Provided that no such consent shall be required for the institution of a suit against the Board in respect of any act purporting to be done by it in pursuance of this Act or of any rules or orders made thereunder."

1. Section 55, (Muslim) Wakfs Act, 1964.

1H.15. While the procedure for leave, as laid down in such laws, need not be disturbed, it is our intention that the extended scope (of section 92) should apply to suits under section 92, filed in respect of such trusts also. An express provision in this respect in section 92 does not, however, appear to be necessary.

Recommendation

1H.16. Accordingly, we recommend that section 92(1) should be revised as follows:-

"(1) In the case of any alleged breach of any express or constructive trust created for public purposes of a charitable or religious nature, or where the direction of the Court is deemed necessary for the administration of any such trust, two or more persons having an interest in the trust and having obtained the leave of the Court, may institute a suit, whether contentious or not, in the principal Civil Court of original jurisdiction or in any other Court empowered in that behalf by the State Government within the local limits of whose jurisdiction the whole or any part of the subject-matter of the trust is situate, to obtain a decree.
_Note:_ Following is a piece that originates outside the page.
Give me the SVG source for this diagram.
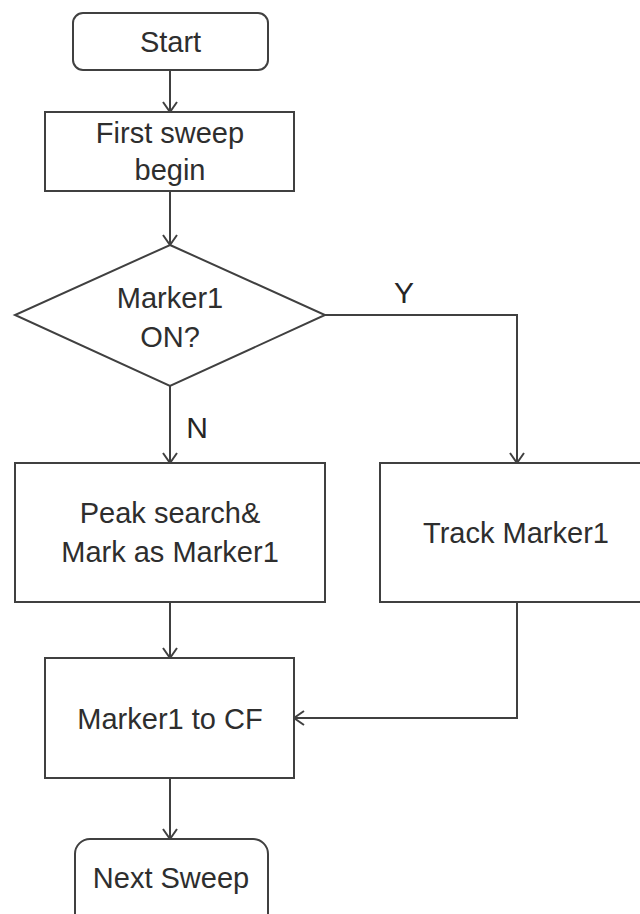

[Rest as in existing section 92(1 )].

1H.17. We further recommend the insertion of the following new sub-section in section 92:

"(3) The circumstances in which the original purposes of a charitable gift can be altered to allow the property given or part of it to be applied cy pres shall be as follows:-

(a) where the original purposes, in whole or in part

(i) have been as far as may be fulfilled; or

(ii) cannot be carried out, or not according to the directions given and to the spirits of the gift; or

(b) where the original purposes provide a use for part only of the property available by virtue of the gift; or

(c) where the property available by virtue of the gift and other property applicable for similar purposes can be more effectively used in conjunction, and to that end can suitably, regard being had to the spirit the gift, be made applicable to common purposes; or

(d) where the original purposes were laid down

(i) by reference to as area which then was but has since ceased to be a unit for some other purpose, or

(ii) by reference to a class of persons or to an area which has, for any reason, since ceased to be suitable, regard being had to the spirit of the gift, or to be practicable in administering the gift; or

(e) where the original purposes, in whole or in part, have, since they were laid down,-

(i) been adequately provided, for by other means; or

(ii) ceased, as being useless or harmful to the community or for other reasons, to be in law charitable, or

(iii) ceased in any other way to provide a suitable and effective method of using the property available by virtue of the gift, regard being had to the spirit of the gift".

Section 93

1H.18. Section 93 provides for the exercise outside Presidency towns of powers conferred by sections 91-92 on the Advocate-General. In view of our recommendation1 to substitute, in sections 91 and 92, the leave of the court in place of the sanction of the Advocate-General, section 93 becomes unnecessary.

1. See discussion as to section 92 and 92.

Recommendation

1H.19. We, therefore, recommend that section 93 should be deleted.